Exercise: Reproduce the listing below from the line with "Emit a LaTeX" to the line with "(office) at (2562,414)", both lines included, character for character, minus any pictures.
## Begin Dataset excerpts
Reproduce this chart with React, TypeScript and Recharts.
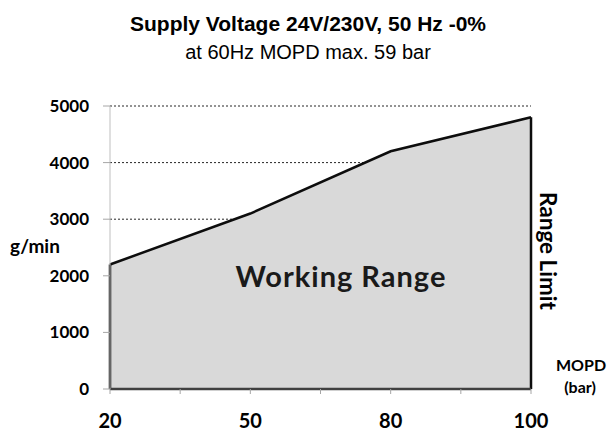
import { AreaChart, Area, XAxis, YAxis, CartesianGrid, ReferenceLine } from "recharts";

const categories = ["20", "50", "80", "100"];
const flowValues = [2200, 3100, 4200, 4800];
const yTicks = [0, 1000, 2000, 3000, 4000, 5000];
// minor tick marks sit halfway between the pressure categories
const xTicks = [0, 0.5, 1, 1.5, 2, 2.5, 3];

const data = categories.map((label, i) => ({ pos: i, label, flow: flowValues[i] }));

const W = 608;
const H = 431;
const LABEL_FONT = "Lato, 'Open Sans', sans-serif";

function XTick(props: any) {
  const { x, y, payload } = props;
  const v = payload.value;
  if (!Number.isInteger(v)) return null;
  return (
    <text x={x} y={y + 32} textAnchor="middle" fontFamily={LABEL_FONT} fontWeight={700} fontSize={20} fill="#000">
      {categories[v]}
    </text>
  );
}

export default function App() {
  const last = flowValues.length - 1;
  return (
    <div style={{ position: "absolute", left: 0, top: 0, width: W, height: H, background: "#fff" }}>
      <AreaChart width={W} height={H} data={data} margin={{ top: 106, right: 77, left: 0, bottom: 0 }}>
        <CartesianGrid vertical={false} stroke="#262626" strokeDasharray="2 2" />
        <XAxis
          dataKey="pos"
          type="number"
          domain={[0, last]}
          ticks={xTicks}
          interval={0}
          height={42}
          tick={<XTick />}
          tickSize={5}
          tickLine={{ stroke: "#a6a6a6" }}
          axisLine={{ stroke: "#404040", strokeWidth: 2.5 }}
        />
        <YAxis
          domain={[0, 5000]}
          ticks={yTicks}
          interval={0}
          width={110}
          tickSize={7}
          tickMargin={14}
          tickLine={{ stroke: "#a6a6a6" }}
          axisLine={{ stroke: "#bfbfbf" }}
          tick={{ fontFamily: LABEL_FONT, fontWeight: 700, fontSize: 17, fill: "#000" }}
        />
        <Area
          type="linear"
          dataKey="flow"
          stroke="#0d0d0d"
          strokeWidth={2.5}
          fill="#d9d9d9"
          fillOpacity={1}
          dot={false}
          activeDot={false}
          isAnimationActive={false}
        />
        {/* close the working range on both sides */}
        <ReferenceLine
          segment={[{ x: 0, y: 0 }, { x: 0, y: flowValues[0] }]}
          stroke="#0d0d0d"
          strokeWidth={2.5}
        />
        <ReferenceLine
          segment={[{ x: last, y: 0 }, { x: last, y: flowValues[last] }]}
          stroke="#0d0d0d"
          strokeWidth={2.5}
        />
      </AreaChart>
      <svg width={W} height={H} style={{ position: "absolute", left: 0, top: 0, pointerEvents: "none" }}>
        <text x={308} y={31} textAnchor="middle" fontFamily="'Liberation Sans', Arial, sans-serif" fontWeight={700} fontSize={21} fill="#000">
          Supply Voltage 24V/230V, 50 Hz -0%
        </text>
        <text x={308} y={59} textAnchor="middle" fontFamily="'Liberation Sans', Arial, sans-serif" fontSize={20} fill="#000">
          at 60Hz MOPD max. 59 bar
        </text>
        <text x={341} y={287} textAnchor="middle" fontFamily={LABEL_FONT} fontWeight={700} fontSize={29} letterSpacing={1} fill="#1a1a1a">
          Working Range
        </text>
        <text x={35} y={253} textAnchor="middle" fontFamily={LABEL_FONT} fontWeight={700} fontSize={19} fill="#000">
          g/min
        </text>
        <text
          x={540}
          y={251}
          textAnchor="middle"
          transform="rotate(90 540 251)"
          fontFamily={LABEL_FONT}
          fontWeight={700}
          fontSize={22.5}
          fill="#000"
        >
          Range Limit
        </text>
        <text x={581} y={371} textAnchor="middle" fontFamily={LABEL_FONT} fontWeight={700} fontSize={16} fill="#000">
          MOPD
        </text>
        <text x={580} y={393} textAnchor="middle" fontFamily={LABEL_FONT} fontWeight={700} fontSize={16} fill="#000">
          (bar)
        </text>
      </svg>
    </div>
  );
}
## End Dataset excerpts
## Begin Dataset excerpts
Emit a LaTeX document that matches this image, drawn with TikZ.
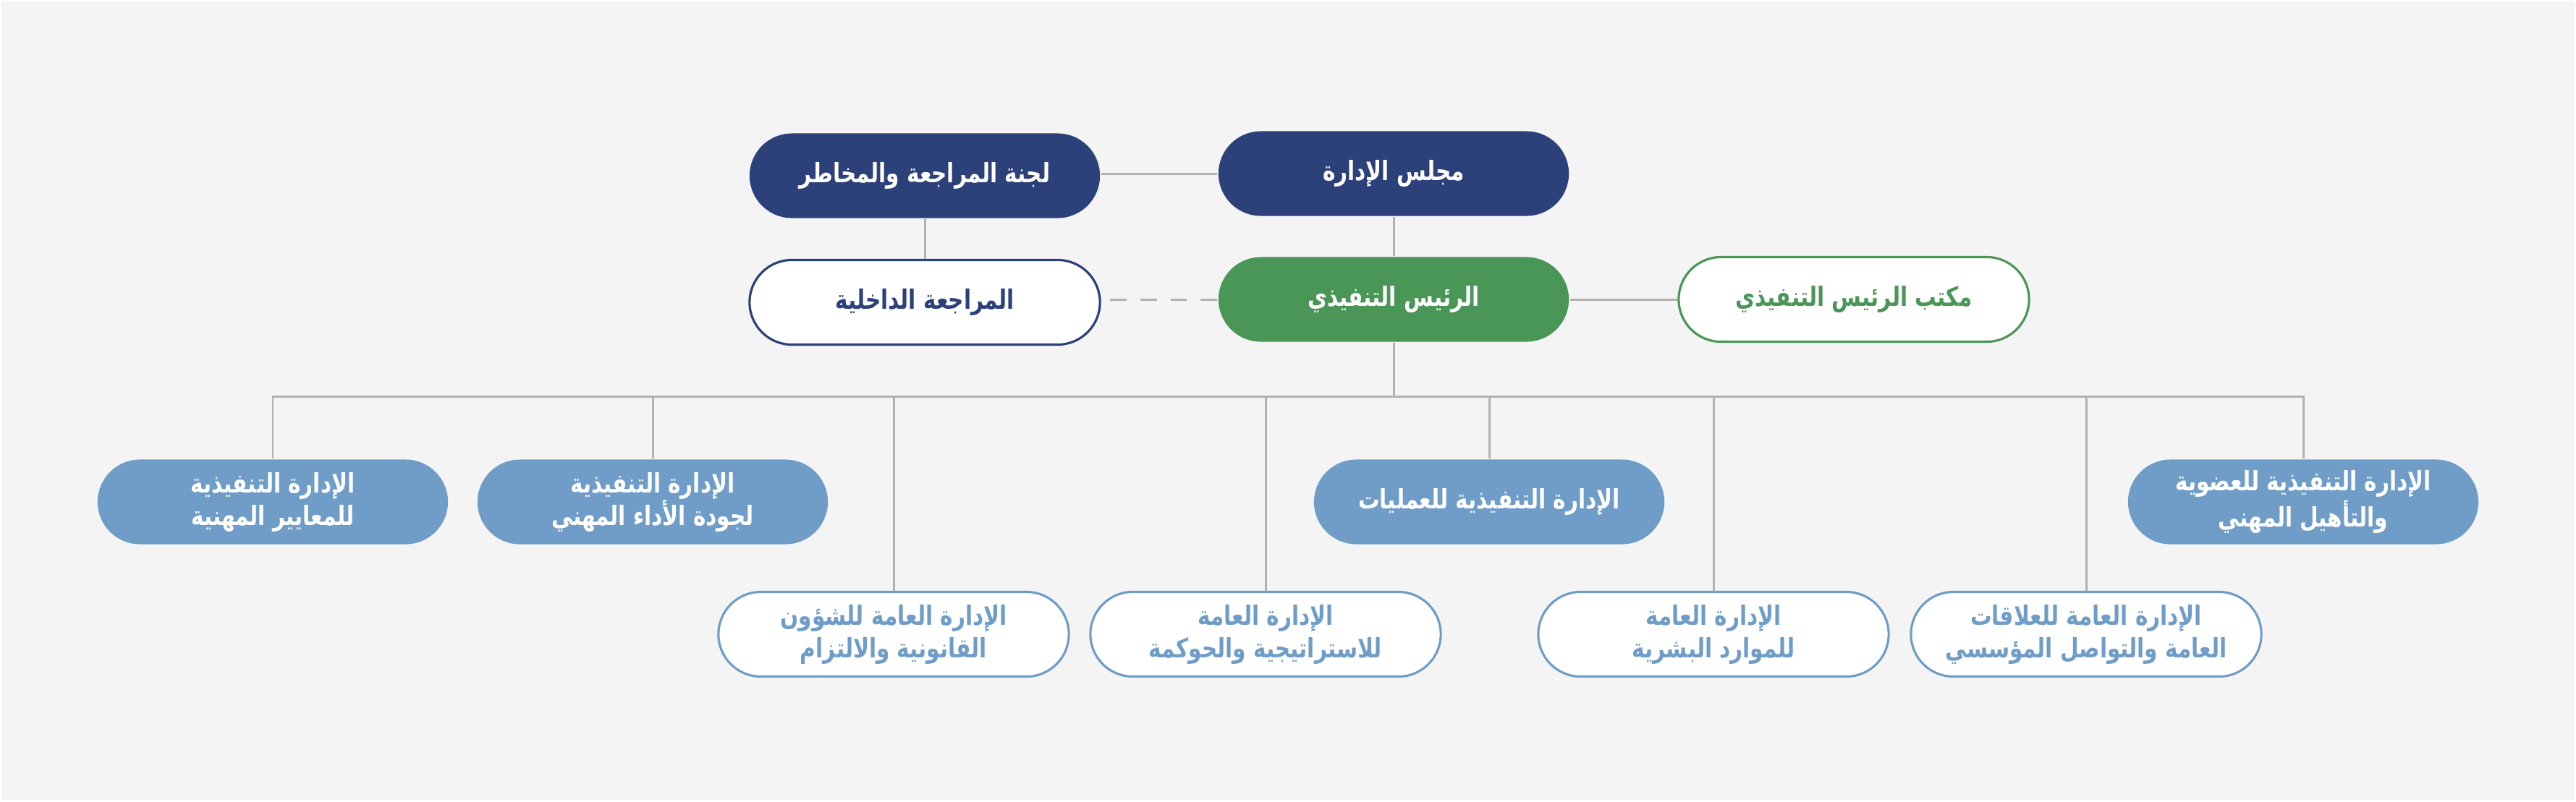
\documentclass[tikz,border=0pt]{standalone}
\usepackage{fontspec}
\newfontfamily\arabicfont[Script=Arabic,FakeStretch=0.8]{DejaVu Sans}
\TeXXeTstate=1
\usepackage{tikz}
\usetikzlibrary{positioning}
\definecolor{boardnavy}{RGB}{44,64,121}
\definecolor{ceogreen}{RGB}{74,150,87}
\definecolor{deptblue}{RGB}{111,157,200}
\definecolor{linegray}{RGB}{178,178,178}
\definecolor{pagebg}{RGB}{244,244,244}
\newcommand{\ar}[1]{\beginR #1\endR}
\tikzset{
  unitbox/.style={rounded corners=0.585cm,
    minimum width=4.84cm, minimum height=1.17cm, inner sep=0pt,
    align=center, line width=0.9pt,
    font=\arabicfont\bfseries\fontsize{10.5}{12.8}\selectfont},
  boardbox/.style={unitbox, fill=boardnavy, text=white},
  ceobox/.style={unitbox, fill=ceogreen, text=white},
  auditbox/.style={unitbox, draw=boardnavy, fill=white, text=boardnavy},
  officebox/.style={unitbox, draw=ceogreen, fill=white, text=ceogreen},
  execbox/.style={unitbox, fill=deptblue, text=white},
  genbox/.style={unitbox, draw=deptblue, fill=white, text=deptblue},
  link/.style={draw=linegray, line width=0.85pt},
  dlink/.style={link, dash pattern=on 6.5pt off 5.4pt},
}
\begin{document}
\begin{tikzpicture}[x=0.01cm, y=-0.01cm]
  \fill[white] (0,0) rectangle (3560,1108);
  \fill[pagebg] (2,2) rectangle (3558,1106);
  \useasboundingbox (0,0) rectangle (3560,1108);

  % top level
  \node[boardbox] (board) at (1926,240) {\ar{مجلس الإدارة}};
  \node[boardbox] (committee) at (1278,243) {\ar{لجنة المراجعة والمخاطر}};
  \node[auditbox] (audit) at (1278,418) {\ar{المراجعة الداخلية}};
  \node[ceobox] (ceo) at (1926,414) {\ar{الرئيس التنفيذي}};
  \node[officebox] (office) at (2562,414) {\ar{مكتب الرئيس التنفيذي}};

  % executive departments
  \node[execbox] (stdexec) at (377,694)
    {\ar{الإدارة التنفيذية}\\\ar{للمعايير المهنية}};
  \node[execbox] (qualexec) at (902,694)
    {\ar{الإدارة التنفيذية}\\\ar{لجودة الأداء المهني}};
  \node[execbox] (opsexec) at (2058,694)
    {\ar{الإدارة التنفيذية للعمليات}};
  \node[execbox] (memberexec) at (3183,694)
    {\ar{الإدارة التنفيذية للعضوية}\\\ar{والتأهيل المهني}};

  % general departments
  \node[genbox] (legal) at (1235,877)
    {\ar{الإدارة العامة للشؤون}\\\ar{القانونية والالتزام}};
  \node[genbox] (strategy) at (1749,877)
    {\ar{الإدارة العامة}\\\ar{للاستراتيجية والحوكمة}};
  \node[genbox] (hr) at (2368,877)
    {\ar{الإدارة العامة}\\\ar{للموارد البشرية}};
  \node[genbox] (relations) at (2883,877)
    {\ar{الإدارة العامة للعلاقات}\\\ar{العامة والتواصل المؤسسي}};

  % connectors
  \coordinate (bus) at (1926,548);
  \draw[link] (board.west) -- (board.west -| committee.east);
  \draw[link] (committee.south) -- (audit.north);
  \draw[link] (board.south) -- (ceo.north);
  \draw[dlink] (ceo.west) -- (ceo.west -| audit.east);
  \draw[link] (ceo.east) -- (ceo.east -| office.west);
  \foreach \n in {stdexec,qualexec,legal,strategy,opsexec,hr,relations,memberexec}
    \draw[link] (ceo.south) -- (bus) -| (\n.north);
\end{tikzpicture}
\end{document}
## End Dataset excerpts
Task solution:
Emit a LaTeX document that matches this image, drawn with TikZ.
\documentclass[tikz,border=0pt]{standalone}
\usepackage{fontspec}
\newfontfamily\arabicfont[Script=Arabic,FakeStretch=0.8]{DejaVu Sans}
\TeXXeTstate=1
\usepackage{tikz}
\usetikzlibrary{positioning}
\definecolor{boardnavy}{RGB}{44,64,121}
\definecolor{ceogreen}{RGB}{74,150,87}
\definecolor{deptblue}{RGB}{111,157,200}
\definecolor{linegray}{RGB}{178,178,178}
\definecolor{pagebg}{RGB}{244,244,244}
\newcommand{\ar}[1]{\beginR #1\endR}
\tikzset{
  unitbox/.style={rounded corners=0.585cm,
    minimum width=4.84cm, minimum height=1.17cm, inner sep=0pt,
    align=center, line width=0.9pt,
    font=\arabicfont\bfseries\fontsize{10.5}{12.8}\selectfont},
  boardbox/.style={unitbox, fill=boardnavy, text=white},
  ceobox/.style={unitbox, fill=ceogreen, text=white},
  auditbox/.style={unitbox, draw=boardnavy, fill=white, text=boardnavy},
  officebox/.style={unitbox, draw=ceogreen, fill=white, text=ceogreen},
  execbox/.style={unitbox, fill=deptblue, text=white},
  genbox/.style={unitbox, draw=deptblue, fill=white, text=deptblue},
  link/.style={draw=linegray, line width=0.85pt},
  dlink/.style={link, dash pattern=on 6.5pt off 5.4pt},
}
\begin{document}
\begin{tikzpicture}[x=0.01cm, y=-0.01cm]
  \fill[white] (0,0) rectangle (3560,1108);
  \fill[pagebg] (2,2) rectangle (3558,1106);
  \useasboundingbox (0,0) rectangle (3560,1108);

  % top level
  \node[boardbox] (board) at (1926,240) {\ar{مجلس الإدارة}};
  \node[boardbox] (committee) at (1278,243) {\ar{لجنة المراجعة والمخاطر}};
  \node[auditbox] (audit) at (1278,418) {\ar{المراجعة الداخلية}};
  \node[ceobox] (ceo) at (1926,414) {\ar{الرئيس التنفيذي}};
  \node[officebox] (office) at (2562,414) {\ar{مكتب الرئيس التنفيذي}};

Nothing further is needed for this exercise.